Here are a few lessons from the Whitman Mission church planting efforts that likely will not be taught in college missiology classes:
1) Sometimes signing up for ministry is akin to signing a death warrant. Often there is no forward progress of the gospel without significant suffering and this should not surprise us. After all, the blood of the martyrs is the seed of the church.
2) Sometimes the people God sends you to serve will not let you out alive. It is an interesting tension biblically, but if you look at the life of Jesus there was a great deal of difficulty imposed upon His ministry by those closest to Him. For another eye-opener do a little research on Jonathan Edward’s last days at Northampton. The servant is truly not greater than the master.
3) The most thankless job in church planting is that of the church planting pastor’s wife. Untold grief, tears, and hardship are sown by the church planter’s wife as she serves alongside of her husband, and God records every one.

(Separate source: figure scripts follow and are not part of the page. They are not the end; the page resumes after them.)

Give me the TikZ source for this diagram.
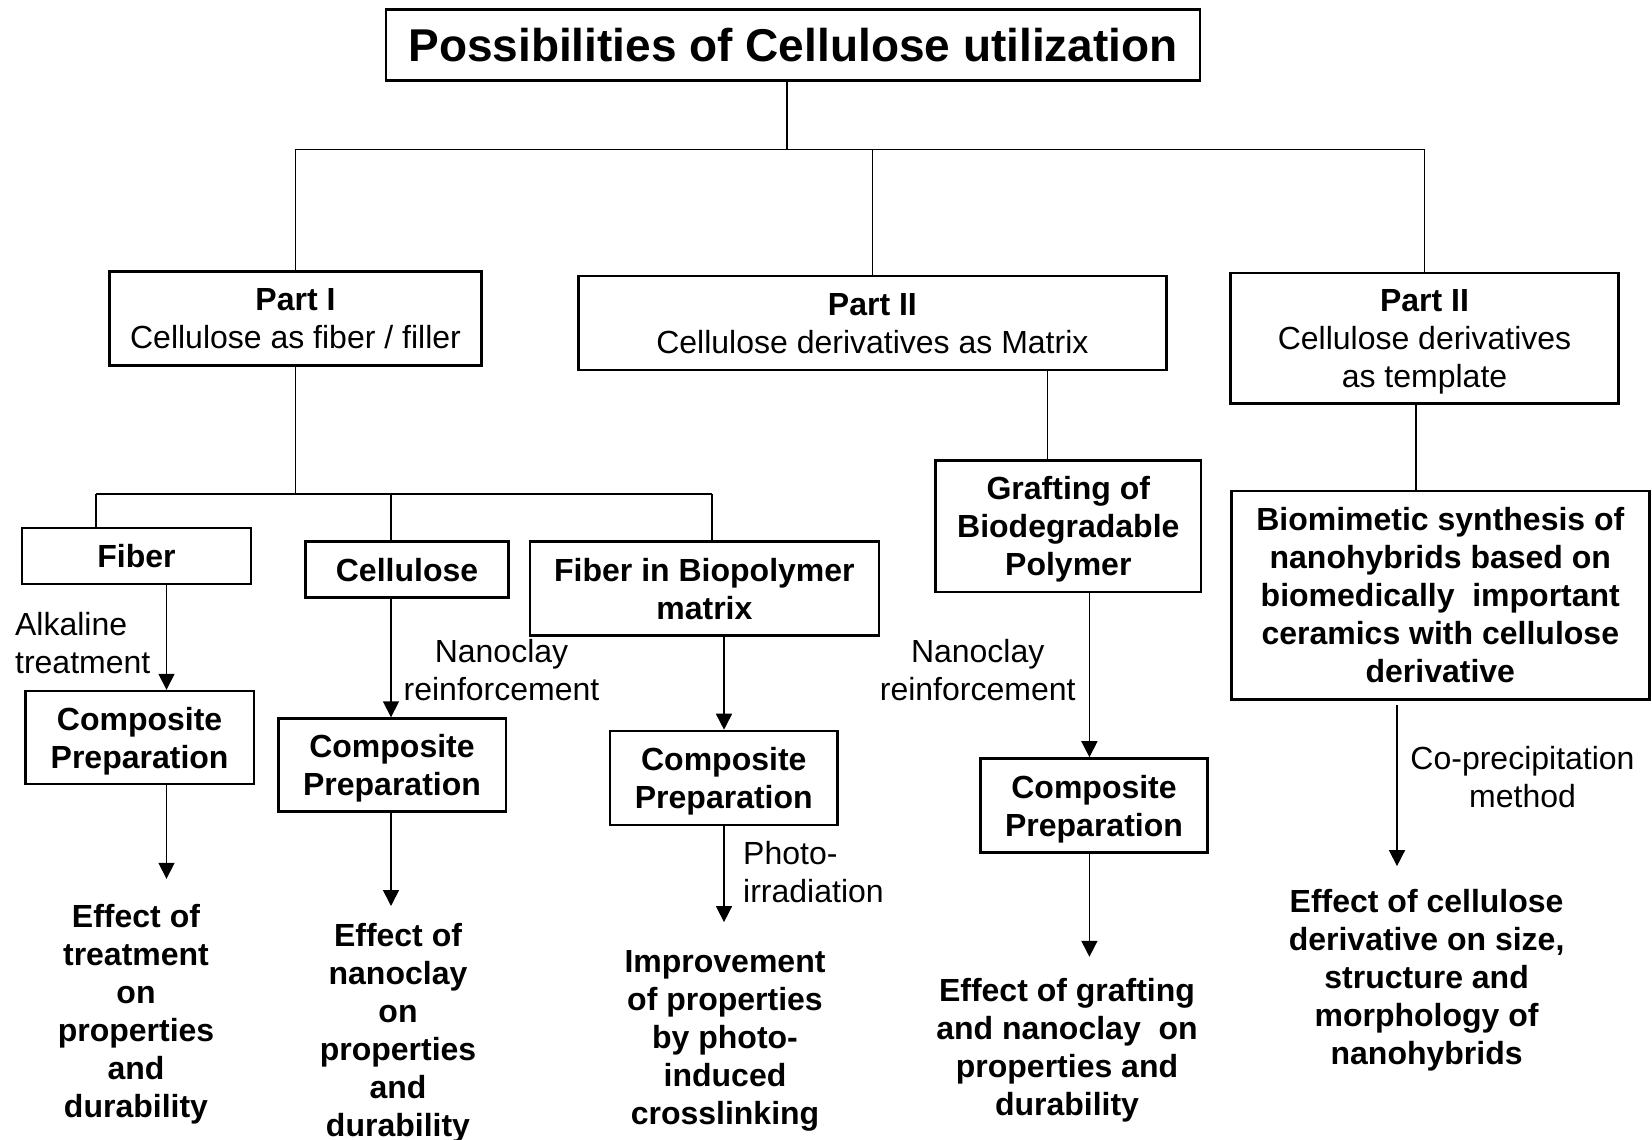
\documentclass[tikz,border=0pt]{standalone}
\usepackage{fontspec}
\setmainfont{Liberation Sans}
\usetikzlibrary{arrows.meta}
\tikzset{
  cbox/.style={draw, line width=1.3pt, inner sep=0pt, text depth=0pt, align=center, font=\fontsize{16pt}{19pt}\selectfont},
  bbox/.style={cbox, font=\fontsize{16pt}{19pt}\selectfont\bfseries},
  titlebox/.style={cbox, font=\fontsize{23pt}{27pt}\selectfont\bfseries},
  result/.style={inner sep=0pt, align=center, anchor=north, font=\fontsize{16pt}{19pt}\selectfont\bfseries},
  note/.style={inner sep=0pt, font=\fontsize{16pt}{19pt}\selectfont},
  link/.style={line width=0.8pt},
  arr/.style={link, -{Triangle[length=8pt, width=8pt]}},
}

\begin{document}
\begin{tikzpicture}[x=0.5pt, y=-0.5pt]
  \useasboundingbox (0,0) rectangle (1652,1139);
  \node[titlebox, minimum width=407pt, minimum height=35.75pt] (T) at (793,45) {Possibilities of Cellulose utilization};
  \node[cbox, minimum width=186pt, minimum height=47pt] (P1) at (295.5,318.7) {\textbf{Part I}\\Cellulose as fiber / filler};
  \node[cbox, minimum width=294pt, minimum height=47pt] (P2) at (872.4,323) {\textbf{Part II}\\Cellulose derivatives as Matrix};
  \node[cbox, minimum width=194pt, minimum height=65.3pt] (P3) at (1424.5,338.2) {\textbf{Part II}\\Cellulose derivatives\\as template};
  \node[bbox, minimum width=114.5pt, minimum height=28pt] (F1) at (136.5,556) {Fiber};
  \node[bbox, minimum width=101.75pt, minimum height=28pt] (F2) at (407,569.5) {Cellulose};
  \node[bbox, minimum width=174.4pt, minimum height=47pt] (F3) at (704.4,588.4) {Fiber in Biopolymer\\matrix};
  \node[bbox, minimum width=132.75pt, minimum height=65.85pt] (G) at (1068.3,526.3) {Grafting of\\Biodegradable\\Polymer};
  \node[bbox, minimum width=209pt, minimum height=104.3pt] (B) at (1440.3,595.3) {Biomimetic synthesis of\\nanohybrids based on\\biomedically\ \ important\\ceramics with cellulose\\derivative};
  \node[bbox, minimum width=114.3pt, minimum height=46.4pt] (C1) at (139.6,737.5) {Composite\\Preparation};
  \node[bbox, minimum width=113.8pt, minimum height=46.4pt] (C2) at (392,765) {Composite\\Preparation};
  \node[bbox, minimum width=113.8pt, minimum height=47pt] (C3) at (723.8,778) {Composite\\Preparation};
  \node[bbox, minimum width=113.3pt, minimum height=47pt] (C4) at (1094,805.5) {Composite\\Preparation};
  \node[result] (E1) at (136,904) {Effect of\\treatment\\on\\properties\\and\\durability};
  \node[result] (E2) at (398,923) {Effect of\\nanoclay\\on\\properties\\and\\durability};
  \node[result] (E3) at (725,950.5) {Improvement\\of properties\\by photo-\\induced\\crosslinking};
  \node[result] (E4) at (1067,978) {Effect of grafting\\and nanoclay\ \ on\\properties and\\durability};
  \node[result] (E5) at (1426.6,888.5) {Effect of cellulose\\derivative on size,\\structure and\\morphology of\\nanohybrids};
  \node[note, anchor=west, align=left] (L1) at (14.75,642.7) {Alkaline\\treatment};
  \node[note, align=center] (L2) at (501.5,670) {Nanoclay\\reinforcement};
  \node[note, anchor=west, align=left] (L3) at (742.8,872.4) {Photo-\\irradiation};
  \node[note, align=center] (L4) at (977.7,670) {Nanoclay\\reinforcement};
  \node[note, align=center] (L5) at (1522.5,777.5) {Co-precipitation\\method};

  \coordinate (hub) at (787,149.6);
  \coordinate (hub2) at (292,494);
  \coordinate (d1) at (96,494);
  \coordinate (d2) at (391,494);
  \coordinate (d3) at (712,494);
  \coordinate (a1) at (166.5,0);
  \coordinate (a3) at (724,0);
  \coordinate (a4) at (1089.4,0);
  \coordinate (a5) at (1397,0);
  \coordinate (g1) at (1047.3,0);
  \coordinate (b1) at (1416,0);

  \draw[link] (T.south -| hub) -- (hub);
  \draw[link] (P1.north) |- (hub) -| (P3.north);
  \draw[link] (P2.north) -- (P2.north |- hub);
  \draw[link] (P1.south) -- (P1.south |- hub2);
  \draw[link] (d1) -- (d3);
  \draw[link] (d1) -- (F1.north -| d1);
  \draw[link] (d2) -- (F2.north -| d2);
  \draw[link] (d3) -- (F3.north -| d3);
  \draw[link] (P2.south -| g1) -- (G.north -| g1);
  \draw[link] (P3.south -| b1) -- (B.north -| b1);

  \draw[arr] (F1.south -| a1) -- (C1.north -| a1);
  \draw[arr, shorten >=12.6pt] (C1.south -| a1) -- (E1.north -| a1);
  \draw[arr] (F2.south -| d2) -- (C2.north -| d2);
  \draw[arr, shorten >=8.5pt] (C2.south -| d2) -- (E2.north -| d2);
  \draw[arr] (F3.south -| a3) -- (C3.north -| a3);
  \draw[arr, shorten >=14.2pt] (C3.south -| a3) -- (E3.north -| a3);
  \draw[arr] (G.south -| a4) -- (C4.north -| a4);
  \draw[arr, shorten >=10.6pt] (C4.south -| a4) -- (E4.north -| a4);
  \draw[arr, shorten <=2pt, shorten >=11.2pt] (B.south -| a5) -- (E5.north -| a5);
\end{tikzpicture}
\end{document}
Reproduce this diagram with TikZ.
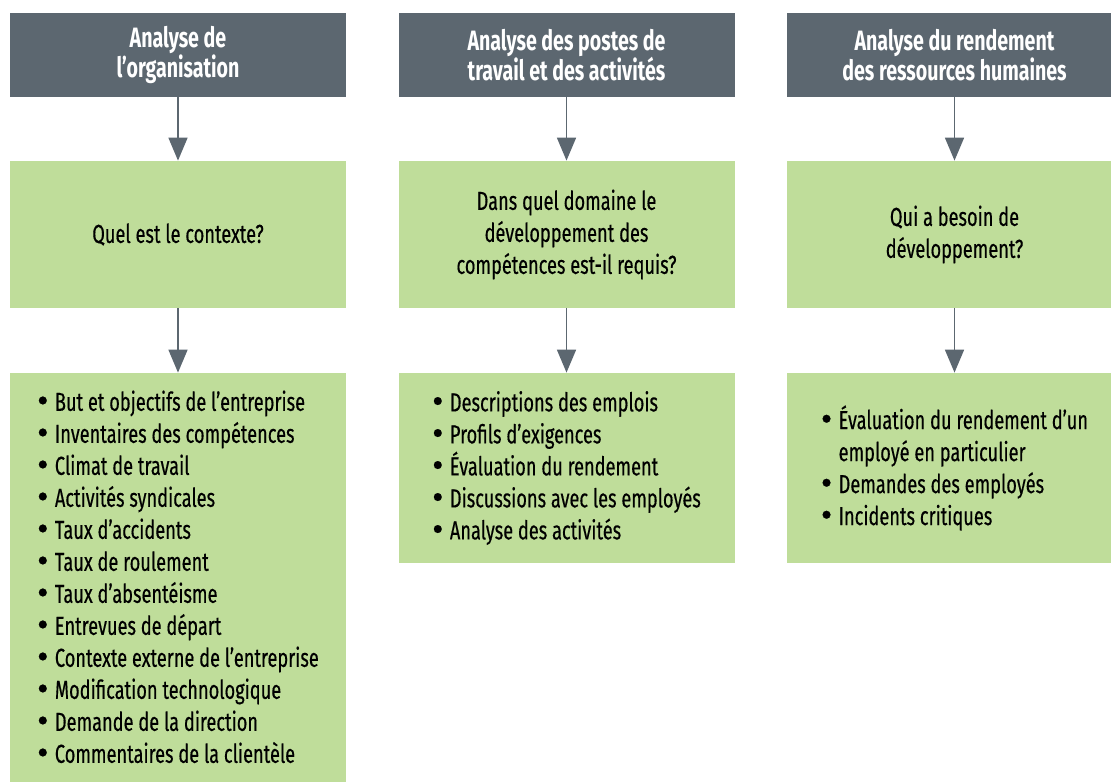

4) Bi-vocational church planting is profoundly difficult. It requires a rare skill-set and often comes at an incredible cost to family and well-being. Marcus Whitman was both a doctor and a missionary, and even wore several other hats as he toiled at the mission for 11 years.
5) There are casualties in church planting. Sometimes this means reputation, sometimes relationships, sometimes our very lives, but anything worth something will require everything. We are fools to think of church planting lightly, particularly knowing the gravity of what’s at stake.
6) Sometimes it is impossible to count the cost beforehand. There are some tasks that God calls us to that we would run far away from if we knew what they would cost us. God gives grace in the moment and not beforehand.
7) Church planting success cannot be measured in the here and now, but can only be accurately considered in light of eternity. Sometimes success looks like failure and sometimes failure looks like success. In the eyes of some the Whitman Mission was a colossal failure, and as a church planter it was a strong temptation to look at numerical growth as the yardstick for true success. This is a fool’s errand. Wood, hay, and stubble, as opposed to true gospel fruit, will be made known at the day of the Lord.
Walking around the Whitman Mission today I was reminded of Jesus’ words in John 12:24:
‘Truly, truly, I say to you, unless a grain of wheat falls into the earth and dies, it remains alone; but if it dies, it bears much fruit.’
I’m thankful for men and women like Marcus and Narcissa. They paved the way for missionaries and church planters that would follow. It may not be pretty as we consider the incredible cost, but they’ve showed us the inestimable value of bringing the good news.